Two years ago today, I shot this on my iPhone. It was the night before I left Los Angeles. I was sure I'd be back in September, after Kristie had given birth. But then I fell in love. And I stayed. I went back for weeks at a time, each leaving me wishing I could be back for longer.
But the undeniable truth was that my health was bad, and I let myself be trapped by it. For two years, I traveled and recuperated and engaged in meaningful relationships. I watched Sadie come into the world and I had my heart broken. For two years, I have longed to come back.
I leave LA on Tuesday. I have been here for three weeks and on the road for four. It's the longest I've ever been away from Sadie, and I miss her. The first week away from her, I cried because I missed her so much.
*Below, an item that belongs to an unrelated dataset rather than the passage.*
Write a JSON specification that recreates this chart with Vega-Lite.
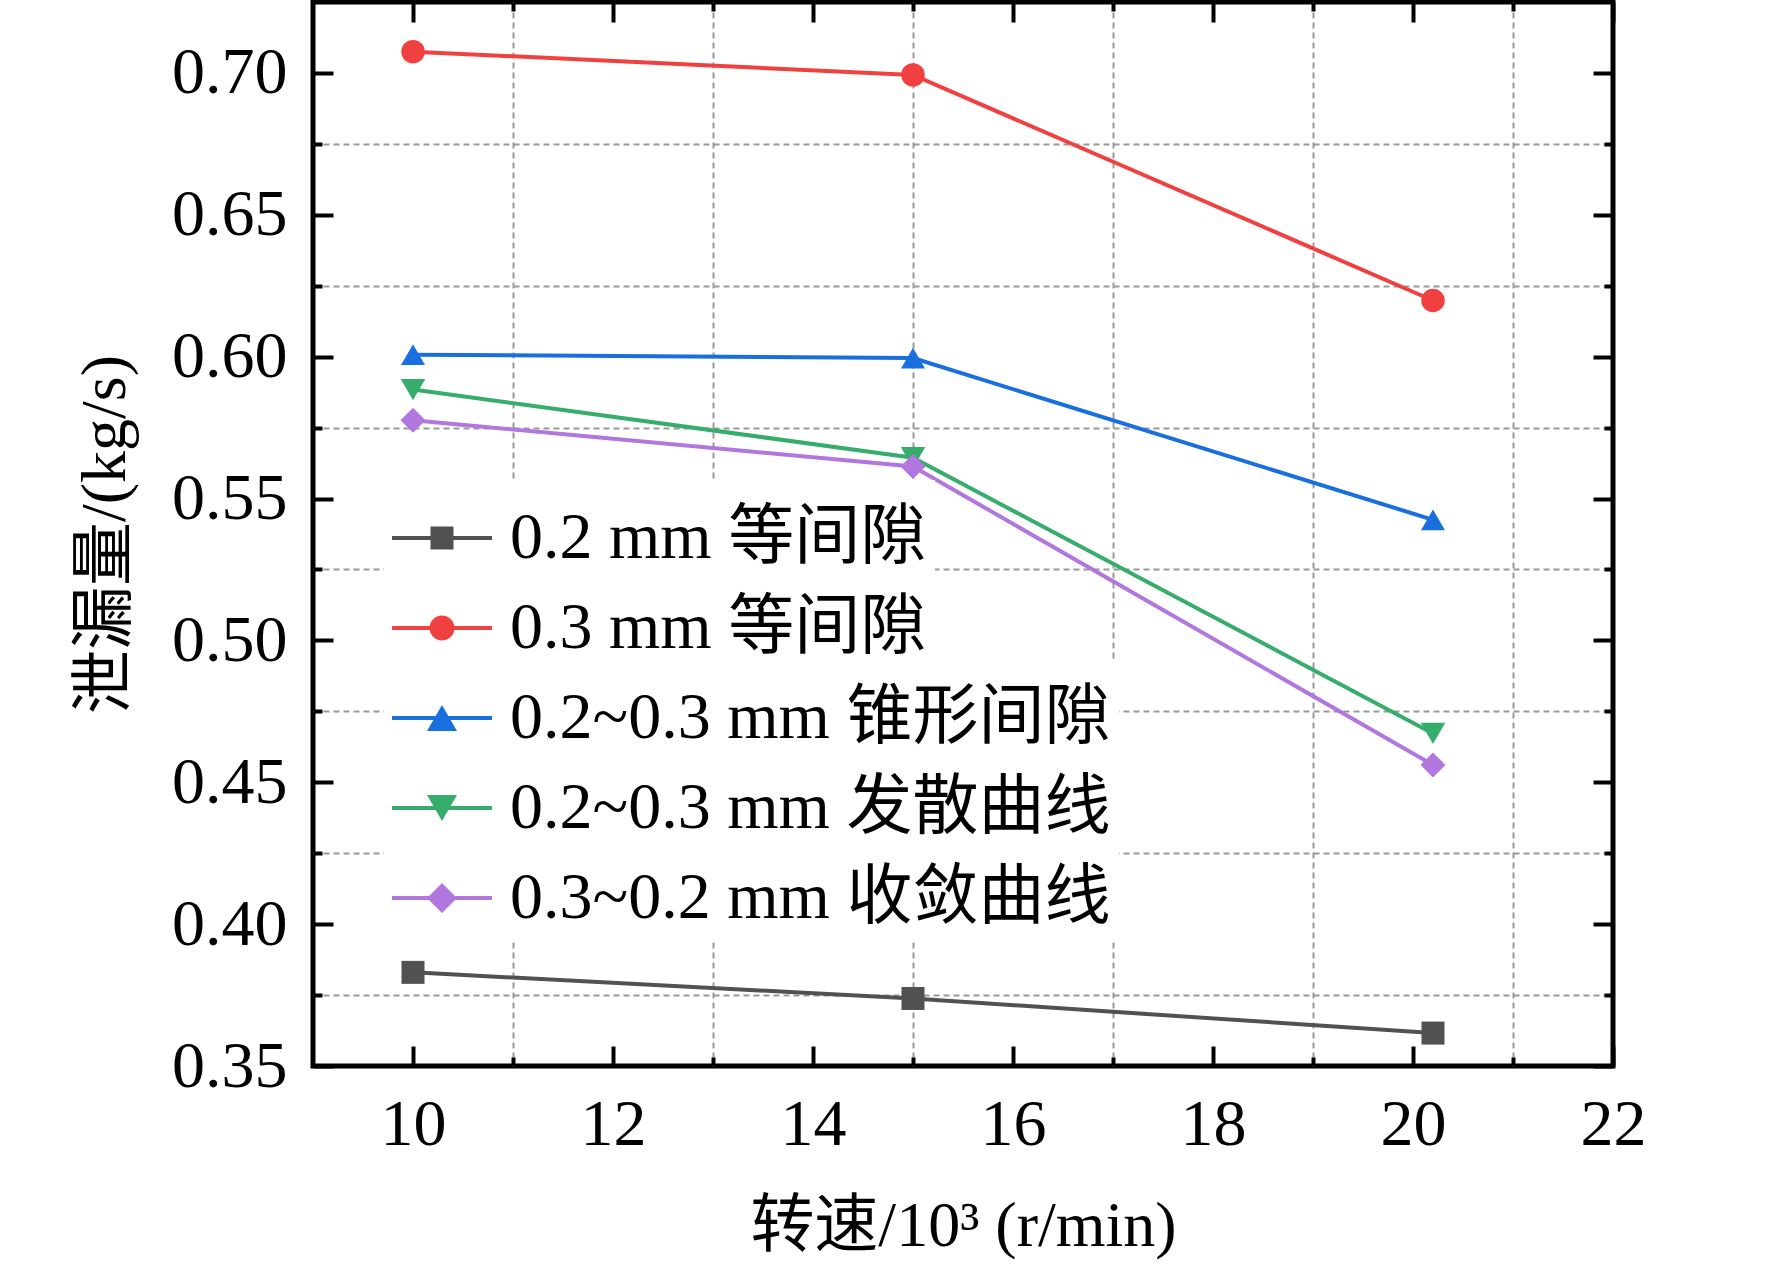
{
  "$schema": "https://vega.github.io/schema/vega-lite/v6.json",
  "autosize": "none",
  "width": 1300,
  "height": 1064,
  "padding": {"left": 313, "top": 2, "right": 159, "bottom": 203},
  "background": "white",
  "datasets": {
    "leak": [
      {"series": "0.2 mm 等间隙", "speed": 10, "flow": 0.383},
      {"series": "0.2 mm 等间隙", "speed": 15, "flow": 0.3738},
      {"series": "0.2 mm 等间隙", "speed": 20.2, "flow": 0.3616},
      {"series": "0.3 mm 等间隙", "speed": 10, "flow": 0.7075},
      {"series": "0.3 mm 等间隙", "speed": 15, "flow": 0.6993},
      {"series": "0.3 mm 等间隙", "speed": 20.2, "flow": 0.6198},
      {"series": "0.2~0.3 mm 锥形间隙", "speed": 10, "flow": 0.6007},
      {"series": "0.2~0.3 mm 锥形间隙", "speed": 15, "flow": 0.5995},
      {"series": "0.2~0.3 mm 锥形间隙", "speed": 20.2, "flow": 0.5425},
      {"series": "0.2~0.3 mm 发散曲线", "speed": 10, "flow": 0.5884},
      {"series": "0.2~0.3 mm 发散曲线", "speed": 15, "flow": 0.5644},
      {"series": "0.2~0.3 mm 发散曲线", "speed": 20.2, "flow": 0.4672},
      {"series": "0.3~0.2 mm 收敛曲线", "speed": 10, "flow": 0.5776},
      {"series": "0.3~0.2 mm 收敛曲线", "speed": 15, "flow": 0.5613},
      {"series": "0.3~0.2 mm 收敛曲线", "speed": 20.2, "flow": 0.4561}
    ]
  },
  "data": {"name": "leak"},
  "config": {
    "view": {"stroke": "black", "strokeWidth": 5},
    "axis": {
      "domain": false,
      "labelFont": "Liberation Serif",
      "labelFontSize": 66,
      "labelColor": "black",
      "labelFlush": false,
      "labelOverlap": false,
      "labelBound": false,
      "labelPadding": 46,
      "titleFont": "Liberation Serif, Noto Sans CJK SC",
      "titleFontSize": 64,
      "titleFontWeight": "normal",
      "titleColor": "black",
      "tickColor": "black",
      "tickWidth": 4,
      "gridColor": "#999999",
      "gridWidth": 2,
      "gridDash": [6, 4]
    },
    "legend": {
      "title": null,
      "orient": "none",
      "padding": 8,
      "fillColor": "white",
      "symbolSize": 10000,
      "symbolStrokeWidth": 0,
      "labelFont": "Liberation Serif, Noto Sans CJK SC",
      "labelFontSize": 66,
      "labelColor": "black",
      "labelLimit": 0,
      "labelOffset": 18,
      "rowPadding": 7
    }
  },
  "resolve": {
    "scale": {"color": "independent", "shape": "independent", "size": "independent"},
    "axis": {"x": "independent", "y": "independent"}
  },
  "layer": [
    {
      "mark": {"type": "line", "strokeWidth": 4},
      "encoding": {
        "x": {
          "field": "speed",
          "type": "quantitative",
          "scale": {"domain": [9, 22], "nice": false, "zero": false},
          "axis": {
            "orient": "bottom",
            "title": "转速/10³ (r/min)",
            "titlePadding": 26,
            "values": [10, 11, 12, 13, 14, 15, 16, 17, 18, 19, 20, 21, 22],
            "labelExpr": "datum.value % 2 === 0 ? datum.label : ''",
            "tickSize": {"condition": {"test": "datum.value % 2 === 0", "value": -20}, "value": -9},
            "grid": true,
            "gridOpacity": {"condition": {"test": "datum.value % 2 === 0", "value": 0}, "value": 1}
          }
        },
        "y": {
          "field": "flow",
          "type": "quantitative",
          "scale": {"domain": [0.35, 0.725], "nice": false, "zero": false},
          "axis": {
            "orient": "left",
            "title": "泄漏量/(kg/s)",
            "titlePadding": 34,
            "values": [0.35, 0.375, 0.4, 0.425, 0.45, 0.475, 0.5, 0.525, 0.55, 0.575, 0.6, 0.625, 0.65, 0.675, 0.7],
            "labelExpr": "abs(datum.value * 20 - round(datum.value * 20)) < 0.001 ? format(datum.value, '.2f') : ''",
            "tickSize": {"condition": {"test": "abs(datum.value * 20 - round(datum.value * 20)) < 0.001", "value": -20}, "value": -9},
            "grid": true,
            "gridOpacity": {"condition": {"test": "abs(datum.value * 20 - round(datum.value * 20)) < 0.001", "value": 0}, "value": 1}
          }
        },
        "color": {
          "field": "series",
          "type": "nominal",
          "scale": {
            "domain": ["0.2 mm 等间隙", "0.3 mm 等间隙", "0.2~0.3 mm 锥形间隙", "0.2~0.3 mm 发散曲线", "0.3~0.2 mm 收敛曲线"],
            "range": ["#515151", "#F14040", "#1A6FDF", "#37AD6B", "#B177DE"]
          },
          "legend": null
        }
      }
    },
    {
      "mark": {"type": "point", "filled": true, "opacity": 1},
      "encoding": {
        "x": {
          "field": "speed",
          "type": "quantitative",
          "axis": {
            "orient": "top",
            "title": null,
            "labels": false,
            "values": [10, 11, 12, 13, 14, 15, 16, 17, 18, 19, 20, 21, 22],
            "tickSize": {"condition": {"test": "datum.value % 2 === 0", "value": -20}, "value": -9},
            "grid": false
          }
        },
        "y": {
          "field": "flow",
          "type": "quantitative",
          "axis": {
            "orient": "right",
            "title": null,
            "labels": false,
            "values": [0.35, 0.375, 0.4, 0.425, 0.45, 0.475, 0.5, 0.525, 0.55, 0.575, 0.6, 0.625, 0.65, 0.675, 0.7],
            "tickSize": {"condition": {"test": "abs(datum.value * 20 - round(datum.value * 20)) < 0.001", "value": -20}, "value": -9},
            "grid": false
          }
        },
        "color": {
          "field": "series",
          "type": "nominal",
          "scale": {
            "domain": ["0.2 mm 等间隙", "0.3 mm 等间隙", "0.2~0.3 mm 锥形间隙", "0.2~0.3 mm 发散曲线", "0.3~0.2 mm 收敛曲线"],
            "range": ["#515151", "#F14040", "#1A6FDF", "#37AD6B", "#B177DE"]
          },
          "legend": null
        },
        "shape": {
          "field": "series",
          "type": "nominal",
          "scale": {
            "domain": ["0.2 mm 等间隙", "0.3 mm 等间隙", "0.2~0.3 mm 锥形间隙", "0.2~0.3 mm 发散曲线", "0.3~0.2 mm 收敛曲线"],
            "range": ["square", "circle", "triangle-up", "triangle-down", "diamond"]
          },
          "legend": null
        },
        "size": {
          "field": "series",
          "type": "nominal",
          "scale": {
            "domain": ["0.2 mm 等间隙", "0.3 mm 等间隙", "0.2~0.3 mm 锥形间隙", "0.2~0.3 mm 发散曲线", "0.3~0.2 mm 收敛曲线"],
            "range": [529, 625, 900, 900, 900]
          },
          "legend": null
        }
      }
    },
    {
      "transform": [{"filter": "false"}],
      "mark": {"type": "point", "filled": true, "opacity": 1, "size": 10000},
      "encoding": {
        "color": {
          "field": "series",
          "type": "nominal",
          "scale": {
            "domain": ["0.2 mm 等间隙", "0.3 mm 等间隙"],
            "range": ["#515151", "#F14040"]
          },
          "legend": {"legendX": 71, "legendY": 478}
        },
        "shape": {
          "field": "series",
          "type": "nominal",
          "scale": {
            "domain": ["0.2 mm 等间隙", "0.3 mm 等间隙"],
            "range": [
              "M-1,-0.04H1V0.04H-1Z M-0.23,-0.23H0.23V0.23H-0.23Z",
              "M-1,-0.04H1V0.04H-1Z M0.25,0A0.25,0.25 0 1,1 -0.25,0A0.25,0.25 0 1,1 0.25,0Z"
            ]
          },
          "legend": {"legendX": 71, "legendY": 478}
        }
      }
    },
    {
      "transform": [{"filter": "false"}],
      "mark": {"type": "point", "filled": true, "opacity": 1, "size": 10000},
      "encoding": {
        "color": {
          "field": "series",
          "type": "nominal",
          "scale": {
            "domain": ["0.2~0.3 mm 锥形间隙", "0.2~0.3 mm 发散曲线", "0.3~0.2 mm 收敛曲线"],
            "range": ["#1A6FDF", "#37AD6B", "#B177DE"]
          },
          "legend": {"legendX": 71, "legendY": 658}
        },
        "shape": {
          "field": "series",
          "type": "nominal",
          "scale": {
            "domain": ["0.2~0.3 mm 锥形间隙", "0.2~0.3 mm 发散曲线", "0.3~0.2 mm 收敛曲线"],
            "range": [
              "M-1,-0.04H1V0.04H-1Z M0,-0.26L0.3,0.26L-0.3,0.26Z",
              "M-1,-0.04H1V0.04H-1Z M0,0.26L-0.3,-0.26L0.3,-0.26Z",
              "M-1,-0.04H1V0.04H-1Z M0,-0.3L0.3,0L0,0.3L-0.3,0Z"
            ]
          },
          "legend": {"legendX": 71, "legendY": 658}
        }
      }
    }
  ]
}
I was homesick for my bed, my dog. Every time I had a sore or fever, I wished to be home.
I haven't been healed out here. I'm eating better, so my diabetes seems a little bit more under control. But I can still dose correctly and eat salads and my number will be 300. It's okay, though. I'm pushing through. I don't seem to do that anywhere else.
The sun is relentless. Today is the first cloudy day in weeks and I see how the weather affects us, how of changes our moods, how it makes my knees swell.
I could've booked a one way, and I almost did. But I intend to return. I will, in late August. As the summer begins to set in New Jersey, I will chase it all the way back to Los Angeles.
I don't know what I'm doing, exactly. But this feels right for now. And all I can really do is to hold that feeling close to me, examine it, and let it lead me to where I need to be.